Riders placing first through sixth per round at the NFR earn money toward the standings, as well as riders placing first through seventh in the average.
Instead of worrying about ground money or what Kimzey does, Melancon said it is a pretty simple game plan when you are over $100,000 behind the PRCA No. 1.
“You are going to have to ride everything you get on to have a legitimate shot. That is the main thing,” Melancon said. “If you ride eight out of 10, you would need that to have a shot at the world title. This year it has been weird. Everyone has been riding so good and there are a lot of new faces in the Finals for the bull riding.”
Melancon, who also won the 2017 collegiate bull riding championship, won four PRCA events this year.
The Texas cowboy also rode two-time World Champion Bull SweetPro’s Bruiser for 90 points in Caldwell, Idaho, in August.
Kimzey said during the 2017 PBR World Finals that it would be hard to turn down an opportunity to compete at Madison Square Garden and for $100,000, but that he was going to wait until after the NFR to make a decision on what his 2018 PBR plans may be.
Also competing at the NFR with Top 35 PBR ties is Brennon Eldred.

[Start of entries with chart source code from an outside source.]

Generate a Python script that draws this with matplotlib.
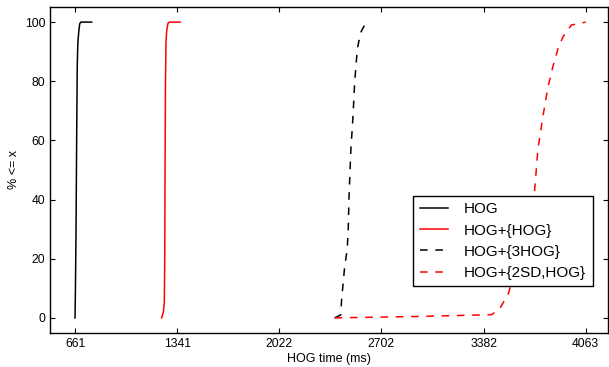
"""Cumulative distribution of HOG timing for four feature configurations."""

import matplotlib
matplotlib.use("Agg")
import matplotlib.pyplot as plt
import numpy as np

plt.rcParams['font.family'] = ['Liberation Sans', 'DejaVu Sans']

# CDF samples (time in ms, percent <= x)
hog_x = [661.3, 664, 668, 672, 676, 680, 686, 692, 699, 772]
hog_y = [0, 10, 30, 60, 85, 93, 96.6, 99.3, 100, 100]

hog_hog_x = [1238, 1250, 1256, 1259, 1261, 1264, 1267, 1272, 1280, 1290, 1362]
hog_hog_y = [0, 2, 5, 20, 50, 80, 93, 97, 99.5, 100, 100]

hog_3hog_x = [2391, 2431, 2437, 2457, 2474, 2481, 2486, 2499, 2513, 2524,
              2542, 2564, 2584, 2608]
hog_3hog_y = [0, 1, 6, 17, 23, 29, 40, 57, 68, 79.5, 91, 96.4, 98.4, 100]

hog_2sd_x = [2391, 2957, 3438, 3494, 3550, 3584, 3628, 3723, 3745, 3778,
             3812, 3845, 3879, 3912, 3968, 4063.4]
hog_2sd_y = [0, 0.5, 1.1, 3.4, 8.4, 15, 26, 43, 57, 68, 78, 85, 91, 95, 99, 100]

labels = ['HOG', 'HOG+{HOG}', 'HOG+{3HOG}', 'HOG+{2SD,HOG}']

fig = plt.figure(figsize=(6.09, 3.67), dpi=100)
ax = fig.add_axes([0.0821, 0.0935, 0.917, 0.8866])

ax.plot(hog_x, hog_y, color='black', linewidth=1.1, label=labels[0])
ax.plot(hog_hog_x, hog_hog_y, color='red', linewidth=1.1, label=labels[1])
ax.plot(hog_3hog_x, hog_3hog_y, color='black', linewidth=1.1,
        linestyle='--', dashes=(5, 5), label=labels[2])
ax.plot(hog_2sd_x, hog_2sd_y, color='red', linewidth=1.1,
        linestyle='--', dashes=(5, 5), label=labels[3])

# ticks spread evenly between the fastest and slowest sample
xmin = min(hog_x)
xmax = max(hog_2sd_x)
ticks = np.linspace(xmin, xmax, 6)
ax.set_xticks(ticks)
ax.set_xticklabels([str(int(t)) for t in ticks])
ax.set_xlim(494.5, 4215)
ax.set_ylim(-5, 105)
ax.set_yticks([0, 20, 40, 60, 80, 100])

ax.tick_params(direction='in', top=True, right=True, length=3.5, width=0.8,
               labelsize=8.75, pad=3.5)
for s in ax.spines.values():
    s.set_linewidth(1.0)

ax.set_xlabel('HOG time (ms)', fontsize=9, labelpad=2.5)
ax.set_ylabel('% <= x', fontsize=9, labelpad=3.5)

leg = ax.legend(loc='upper left', bbox_to_anchor=(0.6505, 0.42),
                borderaxespad=0, fancybox=False, framealpha=1,
                edgecolor='black', fontsize=11, handlelength=1.85,
                handletextpad=1.05, labelspacing=0.47, borderpad=0.42)
leg.get_frame().set_linewidth(1.0)

plt.savefig('out.png', dpi=100)
plt.close()
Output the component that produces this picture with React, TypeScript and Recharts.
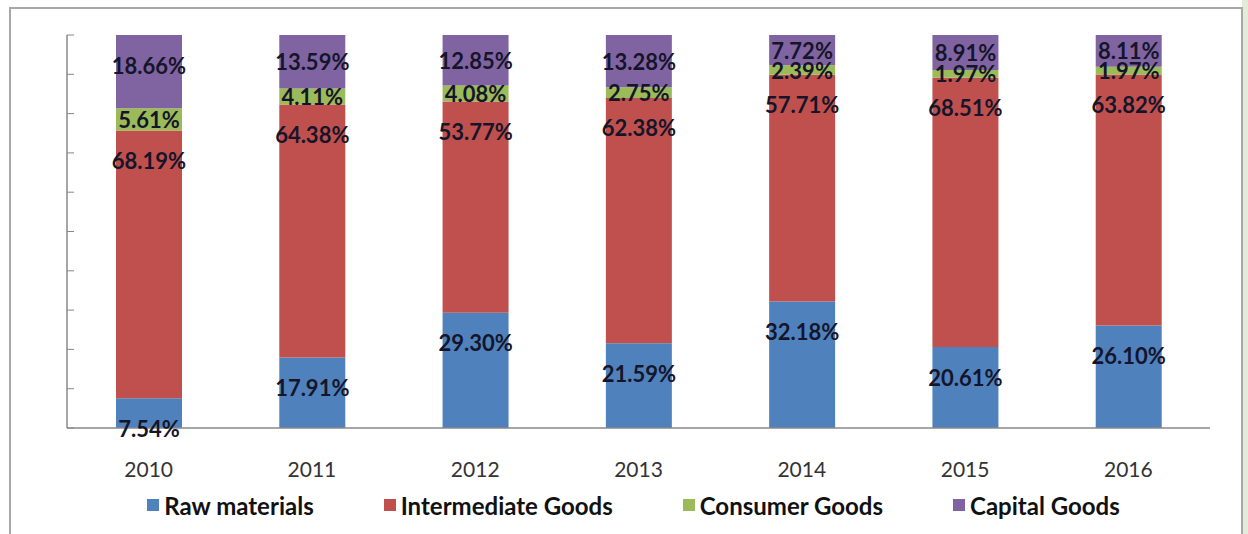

Eldred heads into his second NFR ranked 12th in the PRCA standings and is $144,161.35 behind Kimzey.
At the Global Cup, Melancon went 2-for-2 with qualified rides aboard Hand Burner (84.25 points) and Bourbon Oak (82.5 points).
His ride on Bourbon Oak, which consisted of him hanging off the side and winning an instant replay challenge, helped propel Team USA to a victory.
“People don’t know him coming into it, but they will after it,” Team USA coach Justin McBride predicted before the start of the Global Cup. “Like Brennon, he is a guy that can ride and he is also on his way to the NFR. My favorite thing about him before I saw him ride is his attitude. I told him he had to leave in the morning and he said he didn’t care if he had to leave that night to be on the team.”
Being able to compete, as well as contribute, at an event featuring 16 PBR World Finals qualifiers, three PBR World Champions and a PRCA champion only added to Melancon’s growing confidence.
“We are riding against a lot of the best bull riders in the world,” Melancon said in Edmonton. “I watched them on TV all week wishing I was there at the PBR World Finals. Watching all of these guys, making a living doing it, is a game-changer.
“It is going to be a little different (at the NFR), but I think I can be able to handle it and be alright.”
Melancon landed in Las Vegas on Monday afternoon and said he is ready to go.
He has spent the last month continuing to rehab his lower back, where he has had a herniated disc since April, and received an injection prior to leaving for Vegas to help deal with the pain during the 10 days of competition at the NFR.
“It’s been okay,” Melancon said. “I’ll be alright for the next 10 nights, but I’m sure I most likely I have to have it fixed when I get home.”